If you want to listen to ham or CB transmissions, you'll need a receiver that receives the bands you want to hear. Hams can transmit over such a wide range of frequencies that there's no one receiver that can listen to them all.

As far as the difficulties with listening to *others* with FRS, that's one of the reasons people buy them. When you're shopping, or camping, or driving down the road in a "caravan", you want to talk with *your* group, not listen to a bunch of "breakerbreaker goodbuddy" nonsense.

If you want greater range, with some shared channels with FRS, you should look at GMRS. But remember, FRS and GMRS are UHF services, which means line-of-sight. That, in turn, means that your range is determined more by antenna height than it is by power. A 2 watt GMRS handheld radio will only provide a marginal increase in range over a half watt FRS radio, given identical conditions.

If on the other hand, you've got a base station with a decent antenna, or access to a repeater, you'll have *much* better range.

-- Ron Schwarz (rs@clubvb.com.delete.this), September 30, 1999.

Thanks Ron.

-- Pearlie Sweetcake (storestuff@home.now), September 30, 1999.

Ok, my question/suggestion is this: What if the grid goes down from y2k, solar flares, nuclear blasts, etc., and ya happen to get whatever you have for communication up and running on some sort of battery. (In my case it is a CB base station.) Shouldn't there be some agreed upon channel for people to monitor for news from other places? I keep thinking about the guy in the "Postman" who kept monitoring dead air. Wouldn't it be nice if there was ONE channel he could monitor so he was sure he didn't miss a transmission just because they were on another channel? Would that natural channel be 9 0r 19 on the CB? What about sideband?

-- marsh (armstrng@sisqtel.net), September 30, 1999.
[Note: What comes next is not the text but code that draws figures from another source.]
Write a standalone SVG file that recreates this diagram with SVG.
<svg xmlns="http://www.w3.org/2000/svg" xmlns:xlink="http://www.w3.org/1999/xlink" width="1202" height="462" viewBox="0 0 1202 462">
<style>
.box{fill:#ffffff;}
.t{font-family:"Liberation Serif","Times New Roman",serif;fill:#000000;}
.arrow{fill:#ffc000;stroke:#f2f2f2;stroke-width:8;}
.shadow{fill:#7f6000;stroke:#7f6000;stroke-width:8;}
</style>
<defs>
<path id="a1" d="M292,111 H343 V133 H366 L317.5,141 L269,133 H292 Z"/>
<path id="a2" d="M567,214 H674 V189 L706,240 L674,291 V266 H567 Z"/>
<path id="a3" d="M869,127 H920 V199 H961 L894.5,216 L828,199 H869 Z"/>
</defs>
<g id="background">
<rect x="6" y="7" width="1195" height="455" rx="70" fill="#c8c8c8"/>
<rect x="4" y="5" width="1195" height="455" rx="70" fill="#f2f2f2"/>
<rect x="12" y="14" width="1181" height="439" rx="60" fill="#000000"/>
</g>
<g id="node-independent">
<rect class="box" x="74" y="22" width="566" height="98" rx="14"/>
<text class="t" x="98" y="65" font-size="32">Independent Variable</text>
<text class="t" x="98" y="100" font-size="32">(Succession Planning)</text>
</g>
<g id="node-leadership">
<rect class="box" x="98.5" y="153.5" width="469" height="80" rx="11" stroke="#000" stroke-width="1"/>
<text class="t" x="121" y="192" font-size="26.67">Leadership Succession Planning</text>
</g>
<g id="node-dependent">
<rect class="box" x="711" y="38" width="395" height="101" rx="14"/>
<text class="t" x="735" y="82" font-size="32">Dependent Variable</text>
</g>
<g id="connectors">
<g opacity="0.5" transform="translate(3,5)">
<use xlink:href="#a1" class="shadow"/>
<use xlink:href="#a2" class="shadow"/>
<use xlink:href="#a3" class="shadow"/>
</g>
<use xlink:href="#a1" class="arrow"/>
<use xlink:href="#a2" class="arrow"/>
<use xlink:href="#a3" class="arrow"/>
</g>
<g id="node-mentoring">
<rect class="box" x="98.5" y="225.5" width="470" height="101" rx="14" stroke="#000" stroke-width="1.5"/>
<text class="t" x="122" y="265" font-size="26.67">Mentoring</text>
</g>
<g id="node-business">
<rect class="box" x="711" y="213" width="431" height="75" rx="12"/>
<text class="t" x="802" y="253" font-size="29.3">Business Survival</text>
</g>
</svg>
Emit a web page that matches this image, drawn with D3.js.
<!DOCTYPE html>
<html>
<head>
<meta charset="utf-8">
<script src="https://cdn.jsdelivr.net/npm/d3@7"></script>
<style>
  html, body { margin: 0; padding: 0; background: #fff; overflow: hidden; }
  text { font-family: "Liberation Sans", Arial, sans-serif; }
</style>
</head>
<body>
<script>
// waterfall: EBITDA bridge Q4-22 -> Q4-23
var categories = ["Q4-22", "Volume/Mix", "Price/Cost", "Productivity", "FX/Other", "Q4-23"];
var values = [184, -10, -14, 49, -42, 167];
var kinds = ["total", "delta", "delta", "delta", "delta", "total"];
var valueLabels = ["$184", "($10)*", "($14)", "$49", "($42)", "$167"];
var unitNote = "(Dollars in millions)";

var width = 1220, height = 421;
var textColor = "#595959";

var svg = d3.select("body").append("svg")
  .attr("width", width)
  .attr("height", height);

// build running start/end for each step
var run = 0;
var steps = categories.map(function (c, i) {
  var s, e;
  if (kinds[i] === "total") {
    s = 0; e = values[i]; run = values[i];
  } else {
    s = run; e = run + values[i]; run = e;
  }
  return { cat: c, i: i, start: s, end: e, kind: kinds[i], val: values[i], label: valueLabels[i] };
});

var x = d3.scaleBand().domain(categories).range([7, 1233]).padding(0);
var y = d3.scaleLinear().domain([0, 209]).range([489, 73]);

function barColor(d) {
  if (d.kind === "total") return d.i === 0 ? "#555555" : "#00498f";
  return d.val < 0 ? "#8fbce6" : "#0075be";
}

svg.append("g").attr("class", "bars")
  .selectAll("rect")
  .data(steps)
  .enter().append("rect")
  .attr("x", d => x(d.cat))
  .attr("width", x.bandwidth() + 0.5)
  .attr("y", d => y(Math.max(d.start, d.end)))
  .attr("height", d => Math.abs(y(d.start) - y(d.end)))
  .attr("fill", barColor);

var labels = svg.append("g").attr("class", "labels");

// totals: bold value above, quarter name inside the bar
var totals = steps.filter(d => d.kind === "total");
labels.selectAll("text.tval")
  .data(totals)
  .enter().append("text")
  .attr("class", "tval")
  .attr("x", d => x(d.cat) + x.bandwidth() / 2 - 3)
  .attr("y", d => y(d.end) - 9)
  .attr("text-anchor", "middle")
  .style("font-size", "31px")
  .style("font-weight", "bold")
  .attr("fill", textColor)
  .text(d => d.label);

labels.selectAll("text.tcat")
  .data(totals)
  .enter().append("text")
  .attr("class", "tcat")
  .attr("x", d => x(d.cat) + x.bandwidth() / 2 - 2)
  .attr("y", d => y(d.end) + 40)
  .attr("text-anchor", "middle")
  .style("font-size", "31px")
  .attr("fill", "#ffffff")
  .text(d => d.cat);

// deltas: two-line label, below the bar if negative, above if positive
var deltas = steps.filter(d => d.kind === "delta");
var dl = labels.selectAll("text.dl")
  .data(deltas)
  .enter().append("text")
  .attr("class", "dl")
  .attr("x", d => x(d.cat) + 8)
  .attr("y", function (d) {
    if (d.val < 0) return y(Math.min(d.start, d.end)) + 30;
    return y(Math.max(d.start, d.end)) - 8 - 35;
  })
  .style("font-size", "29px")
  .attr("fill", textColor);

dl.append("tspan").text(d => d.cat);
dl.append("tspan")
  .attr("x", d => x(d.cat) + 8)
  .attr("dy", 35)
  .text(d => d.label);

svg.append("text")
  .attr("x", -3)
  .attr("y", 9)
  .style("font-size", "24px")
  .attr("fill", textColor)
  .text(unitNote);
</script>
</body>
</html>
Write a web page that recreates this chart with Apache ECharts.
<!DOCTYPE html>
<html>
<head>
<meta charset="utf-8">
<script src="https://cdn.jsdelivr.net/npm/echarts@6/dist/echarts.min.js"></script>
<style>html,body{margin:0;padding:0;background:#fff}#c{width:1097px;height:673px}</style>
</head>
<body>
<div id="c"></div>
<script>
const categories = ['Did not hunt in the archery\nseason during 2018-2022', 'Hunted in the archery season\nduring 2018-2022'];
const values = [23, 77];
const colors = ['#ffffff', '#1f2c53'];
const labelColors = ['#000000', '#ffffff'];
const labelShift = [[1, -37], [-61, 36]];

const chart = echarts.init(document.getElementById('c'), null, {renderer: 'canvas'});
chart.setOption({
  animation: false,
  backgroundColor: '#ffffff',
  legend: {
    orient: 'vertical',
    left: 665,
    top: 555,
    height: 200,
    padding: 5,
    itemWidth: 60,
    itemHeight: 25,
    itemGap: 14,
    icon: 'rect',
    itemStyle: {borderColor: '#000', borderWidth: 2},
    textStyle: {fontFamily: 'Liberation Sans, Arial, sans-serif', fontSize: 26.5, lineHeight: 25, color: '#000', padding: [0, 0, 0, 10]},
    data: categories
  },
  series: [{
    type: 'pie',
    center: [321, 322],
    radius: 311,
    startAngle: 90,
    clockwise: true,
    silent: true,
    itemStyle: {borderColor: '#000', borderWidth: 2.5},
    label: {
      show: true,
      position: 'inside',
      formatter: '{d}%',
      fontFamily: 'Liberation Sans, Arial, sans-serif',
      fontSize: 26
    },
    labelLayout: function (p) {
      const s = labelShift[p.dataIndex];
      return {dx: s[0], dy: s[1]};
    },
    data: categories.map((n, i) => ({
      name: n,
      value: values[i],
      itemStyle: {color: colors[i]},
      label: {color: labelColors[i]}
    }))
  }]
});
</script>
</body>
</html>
We've tested FRS radios (Motorola) true line of sight at over 10 miles, but that was with nothing, not even a leaf in the way. Other folks have gotten much much farther. My Motorola FRS radios are pretty reliable at 1.5 to 2 miles in the neighborhood but I made a buy of VHF surplus Highway Patrol handhelds (5 watt) that will work very well up and down our canyon (according to a friend, a state radio tech who's setting them up and programming them). If you live in a very hilly area VHF (around 150mhz) is much better than UHF (about 450mhz) which FRS are. Of course being a licensed Ham I have much better radios and access to repeaters and autopatch (telephone) links. If you were really serious about emergency commo I'd suggest ham radios (50 watt VHF/2-Meter mobile units...about $200 per) and getting a license...it's not that difficult. I'd also (and do) want to have a good quality scanner so I could find out what the emergency professionals (I resemble that remark :@) are up to.


-- Don Kulha (dkulha@vom.com), September 30, 1999.

There are many more CBer's out there than FSR, being that the people in our preparedness group live up to 24 miles away, we elected for the CB type. Hand held CB's just have a short range and can be used mainly about the town at best. If the hand helds are setup with an external antenna mounted on the roof at the highest hill in town, you could reach father. Mobil and base station CB's offer the best distance. Our group is tuned to channels 30 - 35. We have a set of words to shorten and privatize our converstations. Time on the channel is limited to five mins max. Each one of us has a means to charge our battery. There are over eight families and other individuals. Two people in our group are Hams. They will handle state-to-state communications and relay back to us. They have made and setup contacts with others for us in other states. Timing is everything. Best type of time to reach people is the wee hours in the morning.

Also, do you have a sump pump? Does it have a 12v backup? If not, get a hand pump or a 12v bilge pump from your local Marine store or Wal-Mart.